因为百度指数中需求图谱的关键词只以一周为单位显示,所以为了将更多天数的关键词汇总,写了以下代码帮助大家~
ps:我是工管的,Python是我业余学的,所以代码写的比较丑陋请见谅…
百度指数的params如下所示:
'wordlist[]': '原神',#这里修改关键词
'datelist': str(next_time.strftime('%Y%m%d'))#开始日期
为了计算datelist,所以需要用到datetime库。具体实现代码如下所示:
import datetime
start_time=datetime.date(2020,9,6)#开始爬取日期的上一周
for i in range (10):
next_time=start_time+datetime.timedelta(7)#+一周
print(next_time.strftime('%Y%m%d'))
start_time = next_time
它的数据是在XHR里的json格式,所以需要用到request库转换下,具体代码如下所示:
url='http://index.baidu.com/api/WordGraph/multi'
params = {
'wordlist[]': '原神',
'datelist': str(next_time.strftime('%Y%m%d'))
}
res_index = requests.get(url, params=params)
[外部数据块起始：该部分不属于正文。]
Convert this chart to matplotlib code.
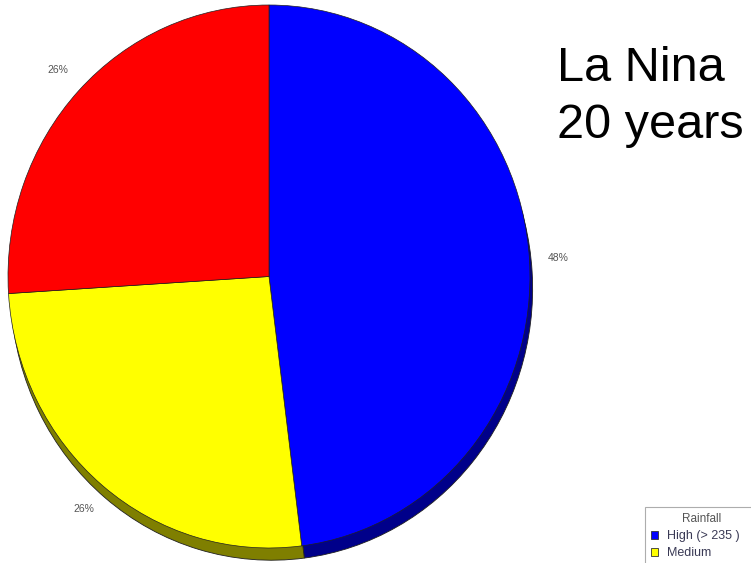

json_index = res_index.json()
list_index = json_index['data']['wordlist'][0]['wordGraph']
for index in list_index:
keyword_list = index['word']
因为扔进一个csv里比较简单且会导致数据颗粒度太粗,所以我这里想的是将一个月的所有关键词放进一个csv文件里,然后下个月的所有关键词放到新的csv文件里,并且在文档名称中加上月份区分下,具体实现代码就直接给全部的了:
#coding=gbk
import csv,datetime
import requests
url='http://index.baidu.com/api/WordGraph/multi'#百度指数-需求图谱的url
start_time=datetime.date(2020,9,6)#开始爬取日期的上一周
while True:#这里不想爬太多可以改为for循环
next_time = start_time + datetime.timedelta(7)#+一周
if next_time.month ==3 and next_time.day==14:#因为目前这里截止到3.7号,所以3.14时停止循环
break
else:
if next_time.month == start_time.month :#如果月份都是一样的,扔进一个csv文件
with open('baiduzhishu' + str(start_time.month) + '.csv', 'a', newline='', encoding='gbk') as f:
writer = csv.writer(f)
params = {
'wordlist[]': '原神',#这里修改关键词
'datelist': str(next_time.strftime('%Y%m%d'))#开始日期
}
res_index = requests.get(url, params=params)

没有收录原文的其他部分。